A protein’s amino acid sequence is determined by a corresponding sequence stored in the DNA of the cell in which the protein is synthesized. The DNA code for a single protein is called a gene. The process of creating a protein from a gene via a copy of the gene made of RNA is called expressing the gene.

It is important for the cell to respond to its environment by turning on or off the production of individual proteins. It does this by the use of transcription factors, which are themselves proteins. The presence in the cell of the transcription factor for the gene turns on or enhances the expression of that gene, or inhibits it, depending on the type of transcription factor.

Neural networks

The primary information processing element in the brain is the neuron, a specialized brain cell that combines several inputs to generate a single output. A typical neuron consists of a cell body, along with a number of protruding tentacles, called dendrites, which are input wires for carrying signals in the cell. Most neurons have only one output, called the axon, which is typically longer than the dendrites. It usually branches near its end into axon terminals to allow the output of the cell to feed the input of several others.


The signals that travel within neurons are electrochemical in nature. Transmission of a signal from one neuron to the next happens through chemical neuro-transmitters. The receiving neuron sums the inputs from its dendrites and as a result may or may not send an output signal down its own axon.
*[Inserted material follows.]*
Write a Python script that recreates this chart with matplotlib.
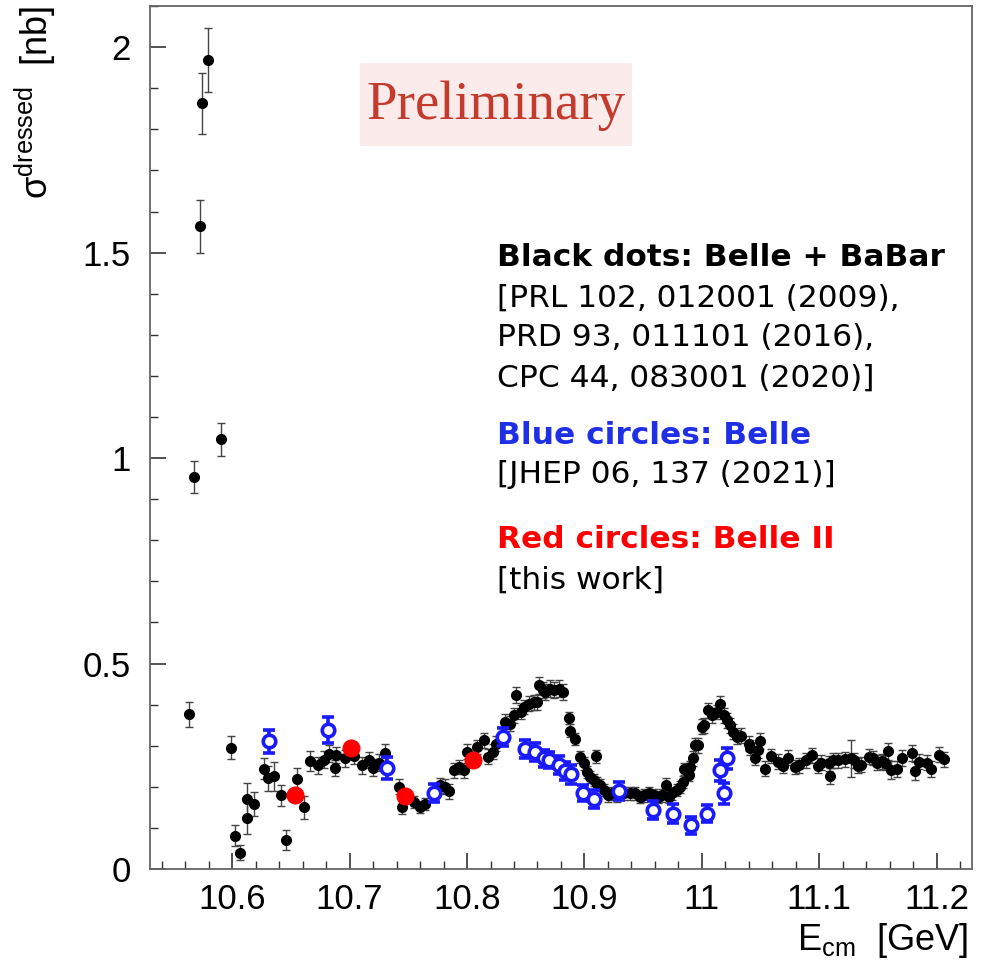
import matplotlib
matplotlib.use('Agg')
import matplotlib.pyplot as plt
from matplotlib.ticker import MultipleLocator, FuncFormatter

plt.rcParams['font.family'] = ['Liberation Sans', 'DejaVu Sans']
plt.rcParams['mathtext.fontset'] = 'custom'
plt.rcParams['mathtext.rm'] = 'Liberation Sans'
plt.rcParams['mathtext.it'] = 'Liberation Sans:italic'

# Belle + BaBar (black dots)
negroE = [10.5634, 10.5673, 10.5730, 10.5740, 10.5792, 10.5906, 10.5986, 10.6022, 10.6065, 10.6124,
          10.6128, 10.6187, 10.6275, 10.6309, 10.6360, 10.6417, 10.6462, 10.6556, 10.6613, 10.6660,
          10.6729, 10.6780, 10.6825, 10.6873, 10.6888, 10.6964, 10.7040, 10.7106, 10.7168, 10.7197,
          10.7254, 10.7305, 10.7418, 10.7449, 10.7546, 10.7597, 10.7645, 10.7773, 10.7815, 10.7850,
          10.7886, 10.7929, 10.7971, 10.8000, 10.8085, 10.8141, 10.8179, 10.8218, 10.8250, 10.8326,
          10.8369, 10.8403, 10.8417, 10.8462, 10.8482, 10.8524, 10.8567, 10.8596, 10.8610, 10.8647,
          10.8667, 10.8709, 10.8737, 10.8780, 10.8817, 10.8871, 10.8880, 10.8922, 10.8958, 10.8992,
          10.9020, 10.9049, 10.9078, 10.9100, 10.9106, 10.9134, 10.9163, 10.9197, 10.9234, 10.9277,
          10.9333, 10.9390, 10.9432, 10.9475, 10.9503, 10.9546, 10.9588, 10.9630, 10.9660, 10.9694,
          10.9716, 10.9745, 10.9787, 10.9815, 10.9843, 10.9850, 10.9886, 10.9900, 10.9923, 10.9943,
          10.9971, 11.0000, 11.0014, 11.0048, 11.0085, 11.0128, 11.0156, 11.0184, 11.0213, 11.0241,
          11.0269, 11.0298, 11.0332, 11.0405, 11.0411, 11.0448, 11.0477, 11.0496, 11.0539, 11.0587,
          11.0644, 11.0689, 11.0729, 11.0794, 11.0831, 11.0888, 11.0936, 11.0987, 11.1016, 11.1086,
          11.1092, 11.1120, 11.1163, 11.1220, 11.1268, 11.1296, 11.1333, 11.1356, 11.1427, 11.1461,
          11.1490, 11.1532, 11.1560, 11.1588, 11.1611, 11.1660, 11.1702, 11.1787, 11.1815, 11.1850,
          11.1915, 11.1949, 11.2020, 11.2065]
negroS = [0.376, 0.954, 1.564, 1.863, 1.969, 1.046, 0.295, 0.081, 0.040, 0.170,
          0.125, 0.158, 0.244, 0.221, 0.226, 0.179, 0.071, 0.218, 0.150, 0.263,
          0.252, 0.266, 0.281, 0.246, 0.277, 0.269, 0.275, 0.252, 0.265, 0.247,
          0.259, 0.283, 0.200, 0.151, 0.163, 0.151, 0.159, 0.204, 0.200, 0.189,
          0.240, 0.248, 0.240, 0.285, 0.297, 0.313, 0.273, 0.285, 0.305, 0.358,
          0.354, 0.374, 0.423, 0.382, 0.394, 0.402, 0.406, 0.406, 0.447, 0.435,
          0.431, 0.439, 0.435, 0.439, 0.431, 0.368, 0.337, 0.317, 0.273, 0.257,
          0.236, 0.224, 0.216, 0.274, 0.208, 0.204, 0.192, 0.179, 0.184, 0.179,
          0.184, 0.184, 0.184, 0.176, 0.179, 0.184, 0.179, 0.176, 0.179, 0.204,
          0.176, 0.184, 0.192, 0.200, 0.212, 0.244, 0.228, 0.248, 0.269, 0.301,
          0.301, 0.346, 0.350, 0.386, 0.374, 0.382, 0.402, 0.374, 0.362, 0.350,
          0.334, 0.321, 0.324, 0.305, 0.295, 0.271, 0.289, 0.311, 0.244, 0.275,
          0.261, 0.251, 0.271, 0.248, 0.252, 0.265, 0.277, 0.251, 0.259, 0.257,
          0.227, 0.265, 0.265, 0.267, 0.269, 0.265, 0.251, 0.254, 0.273, 0.270,
          0.259, 0.262, 0.259, 0.286, 0.240, 0.244, 0.270, 0.282, 0.238, 0.261,
          0.259, 0.244, 0.278, 0.267]
negroErr = [0.031, 0.040, 0.064, 0.075, 0.077, 0.040, 0.028, 0.025, 0.018, 0.040,
            0.040, 0.030, 0.025, 0.030, 0.035, 0.025, 0.025, 0.028, 0.028, 0.025,
            0.020, 0.020, 0.020, 0.020, 0.020, 0.020, 0.020, 0.020, 0.020, 0.020,
            0.020, 0.020, 0.018, 0.018, 0.015, 0.015, 0.015, 0.018, 0.018, 0.018,
            0.018, 0.018, 0.018, 0.018, 0.018, 0.018, 0.018, 0.018, 0.018, 0.018,
            0.018, 0.018, 0.020, 0.018, 0.018, 0.018, 0.018, 0.018, 0.020, 0.020,
            0.020, 0.020, 0.020, 0.020, 0.020, 0.015, 0.015, 0.015, 0.015, 0.015,
            0.015, 0.015, 0.015, 0.015, 0.015, 0.015, 0.015, 0.015, 0.015, 0.015,
            0.015, 0.015, 0.015, 0.015, 0.015, 0.015, 0.015, 0.015, 0.015, 0.018,
            0.015, 0.015, 0.015, 0.015, 0.015, 0.015, 0.015, 0.015, 0.018, 0.018,
            0.018, 0.018, 0.018, 0.018, 0.018, 0.018, 0.020, 0.018, 0.018, 0.018,
            0.018, 0.018, 0.018, 0.018, 0.018, 0.018, 0.018, 0.020, 0.018, 0.018,
            0.018, 0.018, 0.018, 0.018, 0.018, 0.018, 0.018, 0.018, 0.018, 0.018,
            0.020, 0.018, 0.018, 0.018, 0.045, 0.018, 0.018, 0.018, 0.018, 0.018,
            0.018, 0.018, 0.018, 0.020, 0.022, 0.020, 0.020, 0.020, 0.022, 0.018,
            0.018, 0.020, 0.018, 0.018]

# Belle (blue open circles)
azulE = [10.6317, 10.6817, 10.7319, 10.7716, 10.8303, 10.8496, 10.8575, 10.8652, 10.8694, 10.8785,
         10.8830, 10.8888, 10.8984, 10.9084, 10.9290, 10.9583, 10.9753, 10.9906, 11.0043, 11.0150,
         11.0184, 11.0213]
azulS = [0.311, 0.338, 0.246, 0.184, 0.321, 0.293, 0.285, 0.269, 0.265, 0.254,
         0.238, 0.230, 0.185, 0.171, 0.190, 0.143, 0.135, 0.106, 0.135, 0.240,
         0.184, 0.269]
azulErr = [0.028, 0.032, 0.026, 0.022, 0.022, 0.022, 0.022, 0.020, 0.020, 0.022,
           0.022, 0.022, 0.020, 0.022, 0.022, 0.022, 0.022, 0.020, 0.020, 0.025,
           0.025, 0.025]

# Belle II (red)
rojoE = [10.6533, 10.7015, 10.7469, 10.8051]
rojoS = [0.180, 0.295, 0.177, 0.265]

fig = plt.figure(figsize=(9.86, 9.74), dpi=100)
ax = fig.add_axes([0.1521, 0.1078, 0.8337, 0.886])

ax.errorbar(negroE, negroS, yerr=negroErr, fmt='o', color='black', ecolor='#444444',
            markersize=7, elinewidth=1.0, capsize=3, capthick=1.0, zorder=3)
ax.errorbar(azulE, azulS, yerr=azulErr, fmt='o', mfc='white', mec='#1a1aff', ecolor='#1a1aff',
            markersize=9, mew=2.6, elinewidth=2.6, capsize=4, capthick=2.6, zorder=4)
ax.plot(rojoE, rojoS, 'o', color='#ff0000', markersize=12, zorder=5)

ax.set_xlim(10.53, 11.23)
ax.set_ylim(0, 2.1)

ax.xaxis.set_major_locator(MultipleLocator(0.1))
ax.xaxis.set_minor_locator(MultipleLocator(0.02))
ax.yaxis.set_major_locator(MultipleLocator(0.5))
ax.yaxis.set_minor_locator(MultipleLocator(0.1))
fmt = FuncFormatter(lambda v, p: '%g' % round(v, 2))
ax.xaxis.set_major_formatter(fmt)
ax.yaxis.set_major_formatter(fmt)

ax.tick_params(which='both', direction='in', top=False, right=False, colors='#333333',
               labelcolor='black', labelsize=25)
ax.tick_params(which='major', length=11.5, width=1.2)
ax.tick_params(which='minor', length=5.8, width=1.0)
ax.tick_params(axis='x', pad=10)
ax.tick_params(axis='y', pad=14)
for s in ax.spines.values():
    s.set_color('#666666')
    s.set_linewidth(1.3)

# titulos de ejes estilo ROOT
fig.text(35/986, 1 - 6/974, r'$\mathrm{\sigma^{dressed}}$  [nb]', rotation=90,
         ha='center', va='top', fontsize=26)
fig.text(968/986, 1 - 940/974, r'$\mathrm{E_{cm}}$  [GeV]', ha='right', va='center', fontsize=26)

# Preliminary
fig.patches.append(plt.Rectangle((360/986, 1 - 146/974), 272/986, 83/974, transform=fig.transFigure,
                                 facecolor='#fbeceb', edgecolor='none', zorder=0))
fig.text(496/986, 1 - 106/974, 'Preliminary', family='Liberation Serif', color='#c43a2c',
         fontsize=39.5, ha='center', va='center')

# leyenda
tx = 497/986
lineas = [
    (258, 'Black dots: Belle + BaBar', 'black', 'bold'),
    (298, '[PRL 102, 012001 (2009),', 'black', 'normal'),
    (338, 'PRD 93, 011101 (2016),', 'black', 'normal'),
    (378, 'CPC 44, 083001 (2020)]', 'black', 'normal'),
    (435, 'Blue circles: Belle', '#1f2fe6', 'bold'),
    (475, '[JHEP 06, 137 (2021)]', 'black', 'normal'),
    (540, 'Red circles: Belle II', '#ff0000', 'bold'),
    (580, '[this work]', 'black', 'normal'),
]
for y, t, c, w in lineas:
    fig.text(tx, 1 - y/974, t, family='DejaVu Sans', color=c, fontweight=w,
             fontsize=22.5, ha='left', va='center')

fig.savefig('out.png', dpi=100)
Inputs can also be inhibiting; signals received at inhibiting inputs make the receiving neuron less likely to fire.

At the simplest level, a neural network can be represented as a set of vertices, the neurons, connected by two types of directed edges, one for excitatory inputs and one for inhibiting inputs. In practice, neurons are not all the same. This variation can be encoded in the network representation by different types of vertices.

human connectome project

Ecological networks

Ecological networks are networks of ecological interactions between species. Species in an ecosystem can interact in different ways: they can eat one another, they can parasitize one another, or they can have any of a variety of mutually advantageous interactions, such as pollination or seed dispersal.
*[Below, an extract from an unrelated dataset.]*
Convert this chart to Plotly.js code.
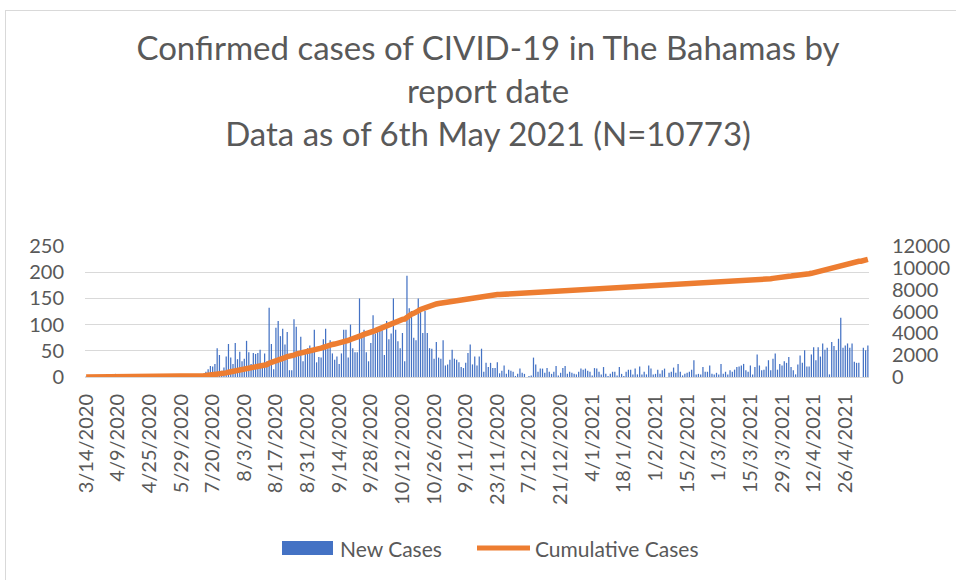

A food web is a directed network that represents which species prey on which others in a given ecosystem. The vertices of the network correspond to species and the directed edges to predator-prey interactions. In fact, ecologists conventionally draw edges in the opposite direction, from prey to predator, that is, in the direction of energy flow. Food webs are typically directed acyclic graphs (DAGs). The acyclic nature of food webs indicate that there is an intrinsic hierarchy among the species in ecosystems.

food web

Those higher up the hierarchy prey on those lower down, but not vice versa, although there are some counterexamples. A species’s position in this hierarchy is called by ecologists its trophic level. This is the rank of the species’ vertex on the acyclic food graph, that is the length of the longest path leading to the vertex representing the species. Those species in lower trophic levels tend to be smaller and more abundant, while those in higher trophic positions are usually larger-bodied and less numerous predators. A food chain is one particular route, or path, through a food web.